INSTRUCTIONS TO FOLLOW –
Return each line of the data below verbatim; pictures are to be left out.
================
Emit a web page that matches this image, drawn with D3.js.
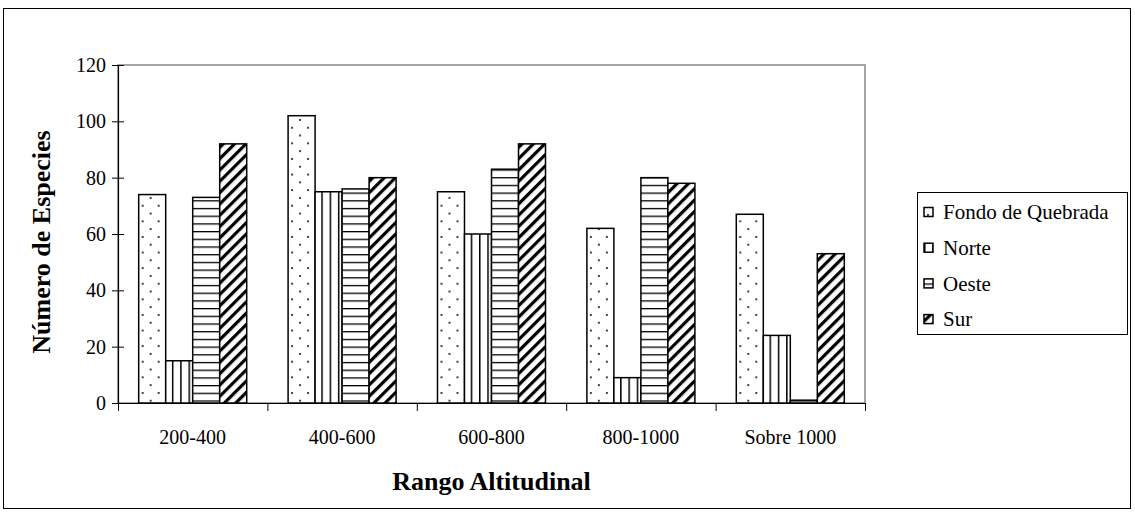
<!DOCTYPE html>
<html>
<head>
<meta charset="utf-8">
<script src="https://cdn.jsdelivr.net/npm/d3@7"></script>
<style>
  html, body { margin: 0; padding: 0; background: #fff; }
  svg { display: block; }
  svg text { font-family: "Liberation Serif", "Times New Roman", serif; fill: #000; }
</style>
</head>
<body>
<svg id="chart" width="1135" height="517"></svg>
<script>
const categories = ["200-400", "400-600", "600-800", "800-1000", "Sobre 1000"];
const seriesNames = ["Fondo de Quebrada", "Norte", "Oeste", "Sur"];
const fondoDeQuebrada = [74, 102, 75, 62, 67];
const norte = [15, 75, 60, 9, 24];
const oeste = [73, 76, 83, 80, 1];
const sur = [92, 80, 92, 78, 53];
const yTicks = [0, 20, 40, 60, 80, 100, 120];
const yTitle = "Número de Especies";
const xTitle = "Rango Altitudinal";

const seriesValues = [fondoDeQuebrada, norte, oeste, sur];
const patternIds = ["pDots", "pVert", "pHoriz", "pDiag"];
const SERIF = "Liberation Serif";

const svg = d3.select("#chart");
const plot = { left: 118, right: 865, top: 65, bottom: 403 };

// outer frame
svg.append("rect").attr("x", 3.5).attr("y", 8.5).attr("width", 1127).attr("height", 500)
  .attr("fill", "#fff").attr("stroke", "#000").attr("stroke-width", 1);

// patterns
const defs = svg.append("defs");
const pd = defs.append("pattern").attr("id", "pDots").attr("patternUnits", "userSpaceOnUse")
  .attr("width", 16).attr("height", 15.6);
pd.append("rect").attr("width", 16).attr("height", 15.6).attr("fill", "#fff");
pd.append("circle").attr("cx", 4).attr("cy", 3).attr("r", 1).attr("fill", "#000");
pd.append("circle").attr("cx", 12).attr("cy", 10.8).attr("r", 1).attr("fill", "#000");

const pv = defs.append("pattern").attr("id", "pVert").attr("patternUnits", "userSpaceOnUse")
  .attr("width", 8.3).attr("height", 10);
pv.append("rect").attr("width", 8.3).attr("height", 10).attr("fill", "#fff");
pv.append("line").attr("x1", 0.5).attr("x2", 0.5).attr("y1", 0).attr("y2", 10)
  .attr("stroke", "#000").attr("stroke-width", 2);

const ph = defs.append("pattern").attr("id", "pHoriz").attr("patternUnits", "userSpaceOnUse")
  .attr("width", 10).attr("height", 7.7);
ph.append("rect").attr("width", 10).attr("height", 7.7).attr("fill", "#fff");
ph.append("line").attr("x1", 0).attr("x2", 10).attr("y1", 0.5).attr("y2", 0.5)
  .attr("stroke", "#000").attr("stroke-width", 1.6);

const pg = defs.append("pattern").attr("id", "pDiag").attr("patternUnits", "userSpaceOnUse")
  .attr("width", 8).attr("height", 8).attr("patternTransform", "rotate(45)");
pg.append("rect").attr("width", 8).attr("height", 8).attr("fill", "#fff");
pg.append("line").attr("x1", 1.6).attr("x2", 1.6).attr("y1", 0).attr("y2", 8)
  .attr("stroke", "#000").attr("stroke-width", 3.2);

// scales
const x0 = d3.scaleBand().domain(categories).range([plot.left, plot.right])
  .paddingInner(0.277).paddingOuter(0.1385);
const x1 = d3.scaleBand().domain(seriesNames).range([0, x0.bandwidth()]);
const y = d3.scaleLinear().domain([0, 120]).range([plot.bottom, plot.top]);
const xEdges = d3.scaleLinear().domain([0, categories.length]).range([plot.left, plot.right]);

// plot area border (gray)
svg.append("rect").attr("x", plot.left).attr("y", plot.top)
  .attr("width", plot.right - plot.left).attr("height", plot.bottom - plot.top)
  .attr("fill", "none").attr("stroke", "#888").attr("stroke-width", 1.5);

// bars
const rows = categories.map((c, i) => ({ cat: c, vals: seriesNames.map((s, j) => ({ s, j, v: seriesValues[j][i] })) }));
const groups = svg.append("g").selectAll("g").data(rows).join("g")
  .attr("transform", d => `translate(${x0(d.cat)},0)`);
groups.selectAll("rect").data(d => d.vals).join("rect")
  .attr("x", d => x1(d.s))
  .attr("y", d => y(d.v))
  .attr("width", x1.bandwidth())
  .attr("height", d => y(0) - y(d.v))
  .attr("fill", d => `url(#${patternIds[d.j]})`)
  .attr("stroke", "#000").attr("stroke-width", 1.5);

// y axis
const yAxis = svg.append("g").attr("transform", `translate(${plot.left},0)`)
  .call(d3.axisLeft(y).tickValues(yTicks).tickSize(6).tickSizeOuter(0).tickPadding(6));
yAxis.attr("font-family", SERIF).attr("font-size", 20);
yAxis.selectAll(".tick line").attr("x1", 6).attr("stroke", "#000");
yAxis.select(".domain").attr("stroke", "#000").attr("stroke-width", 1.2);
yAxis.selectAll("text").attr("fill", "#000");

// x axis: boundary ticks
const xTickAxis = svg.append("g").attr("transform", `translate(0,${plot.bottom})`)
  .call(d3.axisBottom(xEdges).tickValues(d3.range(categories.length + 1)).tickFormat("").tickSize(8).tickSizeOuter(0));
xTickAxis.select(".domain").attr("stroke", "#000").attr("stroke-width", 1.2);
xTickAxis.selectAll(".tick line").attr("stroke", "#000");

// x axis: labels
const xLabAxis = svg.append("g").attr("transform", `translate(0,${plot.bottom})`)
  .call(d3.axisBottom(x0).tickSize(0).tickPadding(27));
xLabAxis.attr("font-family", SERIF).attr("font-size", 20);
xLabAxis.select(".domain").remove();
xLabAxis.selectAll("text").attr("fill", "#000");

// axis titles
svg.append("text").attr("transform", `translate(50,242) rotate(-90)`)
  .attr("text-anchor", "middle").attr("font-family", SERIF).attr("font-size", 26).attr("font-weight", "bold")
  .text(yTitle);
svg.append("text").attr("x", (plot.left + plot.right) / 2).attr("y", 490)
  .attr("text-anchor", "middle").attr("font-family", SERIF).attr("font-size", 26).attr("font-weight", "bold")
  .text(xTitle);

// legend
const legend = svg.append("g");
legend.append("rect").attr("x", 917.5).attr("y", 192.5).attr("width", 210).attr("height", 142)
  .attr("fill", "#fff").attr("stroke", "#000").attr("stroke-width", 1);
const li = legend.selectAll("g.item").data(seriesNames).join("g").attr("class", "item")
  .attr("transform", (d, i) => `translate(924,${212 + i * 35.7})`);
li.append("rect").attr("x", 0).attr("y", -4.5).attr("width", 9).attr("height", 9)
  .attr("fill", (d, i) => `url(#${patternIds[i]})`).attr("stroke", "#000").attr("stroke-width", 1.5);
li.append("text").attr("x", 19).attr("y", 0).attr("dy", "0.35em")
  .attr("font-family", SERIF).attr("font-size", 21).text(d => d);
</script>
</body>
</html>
================
OUTPUT FOR THIS EXERCISE –
Emit a web page that matches this image, drawn with D3.js.
<!DOCTYPE html>
<html>
<head>
<meta charset="utf-8">
<script src="https://cdn.jsdelivr.net/npm/d3@7"></script>
<style>
  html, body { margin: 0; padding: 0; background: #fff; }
  svg { display: block; }
  svg text { font-family: "Liberation Serif", "Times New Roman", serif; fill: #000; }
</style>
</head>
<body>
<svg id="chart" width="1135" height="517"></svg>
<script>
const categories = ["200-400", "400-600", "600-800", "800-1000", "Sobre 1000"];
const seriesNames = ["Fondo de Quebrada", "Norte", "Oeste", "Sur"];
const fondoDeQuebrada = [74, 102, 75, 62, 67];
const norte = [15, 75, 60, 9, 24];
const oeste = [73, 76, 83, 80, 1];
const sur = [92, 80, 92, 78, 53];
const yTicks = [0, 20, 40, 60, 80, 100, 120];
const yTitle = "Número de Especies";
const xTitle = "Rango Altitudinal";

const seriesValues = [fondoDeQuebrada, norte, oeste, sur];
const patternIds = ["pDots", "pVert", "pHoriz", "pDiag"];
const SERIF = "Liberation Serif";

const svg = d3.select("#chart");
const plot = { left: 118, right: 865, top: 65, bottom: 403 };

// outer frame
svg.append("rect").attr("x", 3.5).attr("y", 8.5).attr("width", 1127).attr("height", 500)
  .attr("fill", "#fff").attr("stroke", "#000").attr("stroke-width", 1);

// patterns
const defs = svg.append("defs");
const pd = defs.append("pattern").attr("id", "pDots").attr("patternUnits", "userSpaceOnUse")
  .attr("width", 16).attr("height", 15.6);
pd.append("rect").attr("width", 16).attr("height", 15.6).attr("fill", "#fff");
pd.append("circle").attr("cx", 4).attr("cy", 3).attr("r", 1).attr("fill", "#000");
pd.append("circle").attr("cx", 12).attr("cy", 10.8).attr("r", 1).attr("fill", "#000");

const pv = defs.append("pattern").attr("id", "pVert").attr("patternUnits", "userSpaceOnUse")
  .attr("width", 8.3).attr("height", 10);
pv.append("rect").attr("width", 8.3).attr("height", 10).attr("fill", "#fff");
pv.append("line").attr("x1", 0.5).attr("x2", 0.5).attr("y1", 0).attr("y2", 10)
  .attr("stroke", "#000").attr("stroke-width", 2);

const ph = defs.append("pattern").attr("id", "pHoriz").attr("patternUnits", "userSpaceOnUse")
  .attr("width", 10).attr("height", 7.7);
ph.append("rect").attr("width", 10).attr("height", 7.7).attr("fill", "#fff");
ph.append("line").attr("x1", 0).attr("x2", 10).attr("y1", 0.5).attr("y2", 0.5)
  .attr("stroke", "#000").attr("stroke-width", 1.6);

const pg = defs.append("pattern").attr("id", "pDiag").attr("patternUnits", "userSpaceOnUse")
  .attr("width", 8).attr("height", 8).attr("patternTransform", "rotate(45)");
pg.append("rect").attr("width", 8).attr("height", 8).attr("fill", "#fff");
pg.append("line").attr("x1", 1.6).attr("x2", 1.6).attr("y1", 0).attr("y2", 8)
  .attr("stroke", "#000").attr("stroke-width", 3.2);

// scales
const x0 = d3.scaleBand().domain(categories).range([plot.left, plot.right])
  .paddingInner(0.277).paddingOuter(0.1385);
const x1 = d3.scaleBand().domain(seriesNames).range([0, x0.bandwidth()]);
const y = d3.scaleLinear().domain([0, 120]).range([plot.bottom, plot.top]);
const xEdges = d3.scaleLinear().domain([0, categories.length]).range([plot.left, plot.right]);

// plot area border (gray)
svg.append("rect").attr("x", plot.left).attr("y", plot.top)
  .attr("width", plot.right - plot.left).attr("height", plot.bottom - plot.top)
  .attr("fill", "none").attr("stroke", "#888").attr("stroke-width", 1.5);

// bars
const rows = categories.map((c, i) => ({ cat: c, vals: seriesNames.map((s, j) => ({ s, j, v: seriesValues[j][i] })) }));
const groups = svg.append("g").selectAll("g").data(rows).join("g")
  .attr("transform", d => `translate(${x0(d.cat)},0)`);
groups.selectAll("rect").data(d => d.vals).join("rect")
  .attr("x", d => x1(d.s))
  .attr("y", d => y(d.v))
  .attr("width", x1.bandwidth())
  .attr("height", d => y(0) - y(d.v))
  .attr("fill", d => `url(#${patternIds[d.j]})`)
  .attr("stroke", "#000").attr("stroke-width", 1.5);

// y axis
const yAxis = svg.append("g").attr("transform", `translate(${plot.left},0)`)
  .call(d3.axisLeft(y).tickValues(yTicks).tickSize(6).tickSizeOuter(0).tickPadding(6));
yAxis.attr("font-family", SERIF).attr("font-size", 20);
yAxis.selectAll(".tick line").attr("x1", 6).attr("stroke", "#000");
yAxis.select(".domain").attr("stroke", "#000").attr("stroke-width", 1.2);
yAxis.selectAll("text").attr("fill", "#000");

// x axis: boundary ticks
const xTickAxis = svg.append("g").attr("transform", `translate(0,${plot.bottom})`)
  .call(d3.axisBottom(xEdges).tickValues(d3.range(categories.length + 1)).tickFormat("").tickSize(8).tickSizeOuter(0));
xTickAxis.select(".domain").attr("stroke", "#000").attr("stroke-width", 1.2);
xTickAxis.selectAll(".tick line").attr("stroke", "#000");

// x axis: labels
const xLabAxis = svg.append("g").attr("transform", `translate(0,${plot.bottom})`)
  .call(d3.axisBottom(x0).tickSize(0).tickPadding(27));
xLabAxis.attr("font-family", SERIF).attr("font-size", 20);
xLabAxis.select(".domain").remove();
xLabAxis.selectAll("text").attr("fill", "#000");

// axis titles
svg.append("text").attr("transform", `translate(50,242) rotate(-90)`)
  .attr("text-anchor", "middle").attr("font-family", SERIF).attr("font-size", 26).attr("font-weight", "bold")
  .text(yTitle);
svg.append("text").attr("x", (plot.left + plot.right) / 2).attr("y", 490)
  .attr("text-anchor", "middle").attr("font-family", SERIF).attr("font-size", 26).attr("font-weight", "bold")
  .text(xTitle);

// legend
const legend = svg.append("g");
legend.append("rect").attr("x", 917.5).attr("y", 192.5).attr("width", 210).attr("height", 142)
  .attr("fill", "#fff").attr("stroke", "#000").attr("stroke-width", 1);
const li = legend.selectAll("g.item").data(seriesNames).join("g").attr("class", "item")
  .attr("transform", (d, i) => `translate(924,${212 + i * 35.7})`);
li.append("rect").attr("x", 0).attr("y", -4.5).attr("width", 9).attr("height", 9)
  .attr("fill", (d, i) => `url(#${patternIds[i]})`).attr("stroke", "#000").attr("stroke-width", 1.5);
li.append("text").attr("x", 19).attr("y", 0).attr("dy", "0.35em")
  .attr("font-family", SERIF).attr("font-size", 21).text(d => d);
</script>
</body>
</html>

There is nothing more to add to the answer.